Business
Even CBC’s friends are big mad about the big bonuses

From the Canadian Taxpayers Federation
Author: Kris Sims
This even weirder than the Masters of the Universe cartoon episode where the hero He-Man teamed up with the villain Skeletor to save Christmas.
The CBC doled out $18.4 million in bonuses. Meanwhile, the state broadcaster was also threatening to eliminate some positions just before Christmas. And that has even its “friends” upset.
A group called Friends of Canadian Media typically functions as a cheerleading squad for the CBC.
The group has praised the state broadcaster for years, comparing people who want it defunded to fans of professional wrestling – as if that’s a grave insult.
But this latest plot twist from the CBC even has its friends delivering a smack down.
In an email to supporters about the CBC bonuses, Friends of Canadian Media stated:
“This decision is deeply out of touch and unbefitting of our national public broadcaster.”
When it comes to these big bonuses, the CBC’s cheer team is now agreeing with the Canadian Taxpayers Federation that the bonuses are wrong.

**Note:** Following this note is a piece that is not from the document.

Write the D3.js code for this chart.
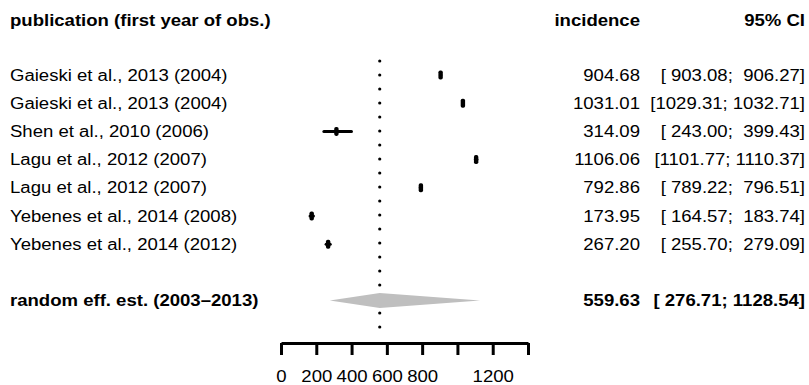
<!DOCTYPE html>
<html>
<head>
<meta charset="utf-8">
<script src="https://cdn.jsdelivr.net/npm/d3@7"></script>
<style>
  html, body { margin: 0; padding: 0; background: #fff; }
  svg text { font-family: "Liberation Sans", Arial, Helvetica, sans-serif; fill: #000; white-space: pre; }
</style>
</head>
<body>
<svg id="chart" width="809" height="385"></svg>
<script>
// Study rows: label, incidence estimate and 95% confidence limits
const studies = [
  "Gaieski et al., 2013 (2004)",
  "Gaieski et al., 2013 (2004)",
  "Shen et al., 2010 (2006)",
  "Lagu et al., 2012 (2007)",
  "Lagu et al., 2012 (2007)",
  "Yebenes et al., 2014 (2008)",
  "Yebenes et al., 2014 (2012)"
];
const incidence = [904.68, 1031.01, 314.09, 1106.06, 792.86, 173.95, 267.20];
const lower     = [903.08, 1029.31, 243.00, 1101.77, 789.22, 164.57, 255.70];
const upper     = [906.27, 1032.71, 399.43, 1110.37, 796.51, 183.74, 279.09];

// Pooled random-effects estimate
const pooledLabel = "random eff. est. (2003\u20132013)";
const pooled = [559.63, 276.71, 1128.54]; // estimate, lower, upper

// Axis ticks and the labels printed under them
const tickValues = [0, 200, 400, 600, 800, 1000, 1200, 1400];
const tickLabels = ["0", "200", "400", "600", "800", "", "1200", ""];

const svg = d3.select("#chart");
const fontSize = 16;
const stretch = 1.16; // glyphs are drawn slightly wide

const x = d3.scaleLinear().domain([0, 1400]).range([281, 528]);
const rowY = d3.scaleLinear().domain([0, 1]).range([75, 103.2]);
const pooledRow = 8;

const fmt = d3.format(".2f");
const lowW = d3.max(lower.concat([pooled[1]]), v => fmt(v).length);
const upW = d3.max(upper.concat([pooled[2]]), v => fmt(v).length);
const ciText = (lo, up) => "[" + fmt(lo).padStart(lowW, " ") + "; " + fmt(up).padStart(upW, " ") + "]";

const colEst = 640, colCI = 805, colLabel = 10;

// Places a wide text label at (tx, ty)
function label(parent, tx, ty, str, opts = {}) {
  return parent.append("text")
    .attr("transform", `translate(${tx},${ty}) scale(${stretch},1)`)
    .attr("dy", "0.35em")
    .attr("font-size", fontSize)
    .attr("font-weight", opts.bold ? "bold" : null)
    .attr("text-anchor", opts.anchor || "start")
    .text(str);
}

// Headers
const headY = 20;
label(svg, colLabel, headY, "publication (first year of obs.)", { bold: true });
label(svg, colEst, headY, "incidence", { bold: true, anchor: "end" });
label(svg, colCI, headY, "95% CI", { bold: true, anchor: "end" });

// Reference line at the pooled estimate
svg.append("line")
  .attr("x1", x(pooled[0])).attr("x2", x(pooled[0]))
  .attr("y1", 61).attr("y2", 330)
  .attr("stroke", "#000").attr("stroke-width", 3.2)
  .attr("stroke-linecap", "round").attr("stroke-dasharray", "0,14");

const rows = studies.map((s, i) => ({ s, est: incidence[i], lo: lower[i], up: upper[i], i }));

rows.forEach(d => {
  const y = rowY(d.i);
  label(svg, colLabel, y, d.s);
  label(svg, colEst, y, fmt(d.est), { anchor: "end" });
  label(svg, colCI, y, ciText(d.lo, d.up), { anchor: "end" });
});

// Confidence interval lines and point boxes
svg.selectAll("line.ci").data(rows).join("line").attr("class", "ci")
  .attr("x1", d => x(d.lo)).attr("x2", d => x(d.up))
  .attr("y1", d => rowY(d.i)).attr("y2", d => rowY(d.i))
  .attr("stroke", "#000").attr("stroke-width", 3).attr("stroke-linecap", "round");
svg.selectAll("rect.box").data(rows).join("rect").attr("class", "box")
  .attr("x", d => x(d.est) - 2.2).attr("y", d => rowY(d.i) - 4.5)
  .attr("width", 4.4).attr("height", 9).attr("rx", 1.8).attr("fill", "#000");

// Pooled estimate row
const py = rowY(pooledRow);
label(svg, colLabel, py, pooledLabel, { bold: true });
label(svg, colEst, py, fmt(pooled[0]), { bold: true, anchor: "end" });
label(svg, colCI, py, ciText(pooled[1], pooled[2]), { bold: true, anchor: "end" });

const dh = 7.5;
svg.append("path")
  .attr("d", d3.line()([
    [x(pooled[1]), py], [x(pooled[0]), py - dh], [x(pooled[2]), py], [x(pooled[0]), py + dh]
  ]) + "Z")
  .attr("fill", "#bfbfbf").attr("stroke", "none");

// x axis
const axis = d3.axisBottom(x).tickValues(tickValues)
  .tickFormat((d, i) => tickLabels[i]).tickSize(12).tickSizeOuter(0).tickPadding(16);
const ax = svg.append("g").attr("transform", "translate(0,343)").call(axis);
ax.select(".domain").attr("stroke", "#000").attr("stroke-width", 3);
ax.selectAll(".tick line").attr("stroke", "#000").attr("stroke-width", 3);
ax.selectAll(".tick text")
  .attr("font-size", fontSize)
  .attr("font-family", "Liberation Sans, Arial, sans-serif")
  .attr("fill", "#000")
  .attr("transform", `scale(${stretch},1)`)
  .attr("x", function() { return 0; });
</script>
</body>
</html>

Now, that’s where the agreement ends.
“CBC/Radio-Canada’s per capita funding currently sits at a 60-year low, thanks to decades of neglect from successive governments of all political stripes,” the group writes.
The CBC has “low funding” and is suffering from “neglect”?
The friends might want to lay off the kale smoothies for a bit because it sounds like they’re going fermented and that’s clouding their judgement.
The CBC’s government funding is astronomical and it gets an obscene amount of attention from our government, despite its ratings circling the drain.
The CBC’s taking $1.4 billion from taxpayers this year.
The money we spend on the CBC could pay the salaries of about 7,000 cops and 7,000 paramedics. It could buy more than 3,000 homes in Alberta. It would cover groceries for about 85,000 Canadian families for a year.
What the CBC costs taxpayers is the opposite of low funding.
The CBC has dished out $130 million in bonuses since 2015. There are 1,450 CBC staffers taking home six-figure salaries. Since 2015, the number of CBC employees taking a six-figure salary has soared by 231 per cent.
The Canadian Press reported that latest round of bonuses for executives at the CBC is more than $70,000 per person. That’s more than the average Canadian family takes home in a year.
The CEO of the CBC, Catherine Tait, is paid between $460,900 and $551,600 in salary per year. She’s also entitled to a bonus of up to 28 per cent. For the kids paying attention in math class, that’s a potential bonus of up to $154,448.
That’s a super weird form of low funding and neglect.
It’s got to be tough to land that woe-is-me message when millions get thrown around for bonuses.
Even a CBC news anchor asked her boss tough questions about the bonuses on national television.
“The Canadian Taxpayers Federation, through an FOI request, showed $16 million were paid in bonuses in 2022, can we establish that is not happening this year?” Adrienne Arsenault asked Tait on Dec. 4, 2023.
“I am not going to comment on something that hasn’t been discussed at this point,” Tait replied.
Turns out: those bonuses were in the works and now we know they’re costing taxpayers $18.4 million this year.
Meanwhile, Canadians are tuning out of the CBC while being forced to pay for it.
The CBC News Network’s share of the national prime-time viewing audience is 2.1 per cent, according to its latest third-quarter report.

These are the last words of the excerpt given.